--- START RAW DATA ---
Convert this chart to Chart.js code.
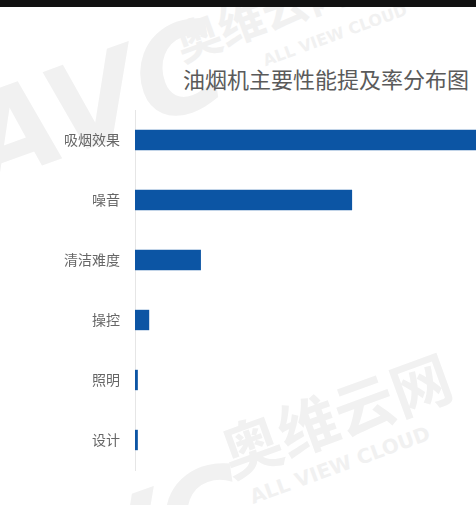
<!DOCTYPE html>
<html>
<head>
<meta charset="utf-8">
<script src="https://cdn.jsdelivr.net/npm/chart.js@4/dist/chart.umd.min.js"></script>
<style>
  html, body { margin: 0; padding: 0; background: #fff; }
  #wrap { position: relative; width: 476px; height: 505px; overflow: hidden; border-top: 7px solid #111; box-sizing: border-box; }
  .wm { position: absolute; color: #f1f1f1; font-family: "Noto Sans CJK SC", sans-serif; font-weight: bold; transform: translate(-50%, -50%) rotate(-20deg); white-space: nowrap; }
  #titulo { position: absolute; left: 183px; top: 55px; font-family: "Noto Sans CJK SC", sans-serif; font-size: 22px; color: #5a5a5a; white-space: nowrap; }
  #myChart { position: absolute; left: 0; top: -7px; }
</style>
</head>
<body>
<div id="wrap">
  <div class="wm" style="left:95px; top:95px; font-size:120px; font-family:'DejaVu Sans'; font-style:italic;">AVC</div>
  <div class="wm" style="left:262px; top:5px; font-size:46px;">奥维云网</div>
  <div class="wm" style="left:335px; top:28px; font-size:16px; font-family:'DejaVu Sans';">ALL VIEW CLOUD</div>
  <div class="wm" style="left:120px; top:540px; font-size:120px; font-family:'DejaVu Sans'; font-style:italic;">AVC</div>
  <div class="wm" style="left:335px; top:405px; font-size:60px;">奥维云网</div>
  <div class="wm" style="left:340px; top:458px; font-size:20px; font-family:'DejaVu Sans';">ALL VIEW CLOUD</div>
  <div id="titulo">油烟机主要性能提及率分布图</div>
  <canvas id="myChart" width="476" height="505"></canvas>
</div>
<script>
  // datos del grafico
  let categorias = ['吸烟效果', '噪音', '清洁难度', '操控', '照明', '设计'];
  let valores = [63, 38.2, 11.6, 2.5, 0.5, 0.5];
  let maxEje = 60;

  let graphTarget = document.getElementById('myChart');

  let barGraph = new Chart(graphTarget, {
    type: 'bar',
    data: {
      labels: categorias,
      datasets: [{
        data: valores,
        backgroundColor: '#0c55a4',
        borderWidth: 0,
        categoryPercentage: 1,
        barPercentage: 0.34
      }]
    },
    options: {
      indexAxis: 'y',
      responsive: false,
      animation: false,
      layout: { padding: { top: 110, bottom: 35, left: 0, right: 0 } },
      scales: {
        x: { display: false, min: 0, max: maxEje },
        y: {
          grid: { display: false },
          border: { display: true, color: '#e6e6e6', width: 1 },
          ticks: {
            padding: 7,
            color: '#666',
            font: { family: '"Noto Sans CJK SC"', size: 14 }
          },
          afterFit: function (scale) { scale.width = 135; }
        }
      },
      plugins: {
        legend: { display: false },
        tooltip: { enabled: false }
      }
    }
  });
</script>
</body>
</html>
--- END RAW DATA ---
§ **JOB**:
The pictures should not be reproduced; quote all of the other material exactly.

§ **ANSWER**:
Convert this chart to Chart.js code.
<!DOCTYPE html>
<html>
<head>
<meta charset="utf-8">
<script src="https://cdn.jsdelivr.net/npm/chart.js@4/dist/chart.umd.min.js"></script>
<style>
  html, body { margin: 0; padding: 0; background: #fff; }
  #wrap { position: relative; width: 476px; height: 505px; overflow: hidden; border-top: 7px solid #111; box-sizing: border-box; }
  .wm { position: absolute; color: #f1f1f1; font-family: "Noto Sans CJK SC", sans-serif; font-weight: bold; transform: translate(-50%, -50%) rotate(-20deg); white-space: nowrap; }
  #titulo { position: absolute; left: 183px; top: 55px; font-family: "Noto Sans CJK SC", sans-serif; font-size: 22px; color: #5a5a5a; white-space: nowrap; }
  #myChart { position: absolute; left: 0; top: -7px; }
</style>
</head>
<body>
<div id="wrap">
  <div class="wm" style="left:95px; top:95px; font-size:120px; font-family:'DejaVu Sans'; font-style:italic;">AVC</div>
  <div class="wm" style="left:262px; top:5px; font-size:46px;">奥维云网</div>
  <div class="wm" style="left:335px; top:28px; font-size:16px; font-family:'DejaVu Sans';">ALL VIEW CLOUD</div>
  <div class="wm" style="left:120px; top:540px; font-size:120px; font-family:'DejaVu Sans'; font-style:italic;">AVC</div>
  <div class="wm" style="left:335px; top:405px; font-size:60px;">奥维云网</div>
  <div class="wm" style="left:340px; top:458px; font-size:20px; font-family:'DejaVu Sans';">ALL VIEW CLOUD</div>
  <div id="titulo">油烟机主要性能提及率分布图</div>
  <canvas id="myChart" width="476" height="505"></canvas>
</div>
<script>
  // datos del grafico
  let categorias = ['吸烟效果', '噪音', '清洁难度', '操控', '照明', '设计'];
  let valores = [63, 38.2, 11.6, 2.5, 0.5, 0.5];
  let maxEje = 60;

  let graphTarget = document.getElementById('myChart');

  let barGraph = new Chart(graphTarget, {
    type: 'bar',
    data: {
      labels: categorias,
      datasets: [{
        data: valores,
        backgroundColor: '#0c55a4',
        borderWidth: 0,
        categoryPercentage: 1,
        barPercentage: 0.34
      }]
    },
    options: {
      indexAxis: 'y',
      responsive: false,
      animation: false,
      layout: { padding: { top: 110, bottom: 35, left: 0, right: 0 } },
      scales: {
        x: { display: false, min: 0, max: maxEje },
        y: {
          grid: { display: false },
          border: { display: true, color: '#e6e6e6', width: 1 },
          ticks: {
            padding: 7,
            color: '#666',
            font: { family: '"Noto Sans CJK SC"', size: 14 }
          },
          afterFit: function (scale) { scale.width = 135; }
        }
      },
      plugins: {
        legend: { display: false },
        tooltip: { enabled: false }
      }
    }
  });
</script>
</body>
</html>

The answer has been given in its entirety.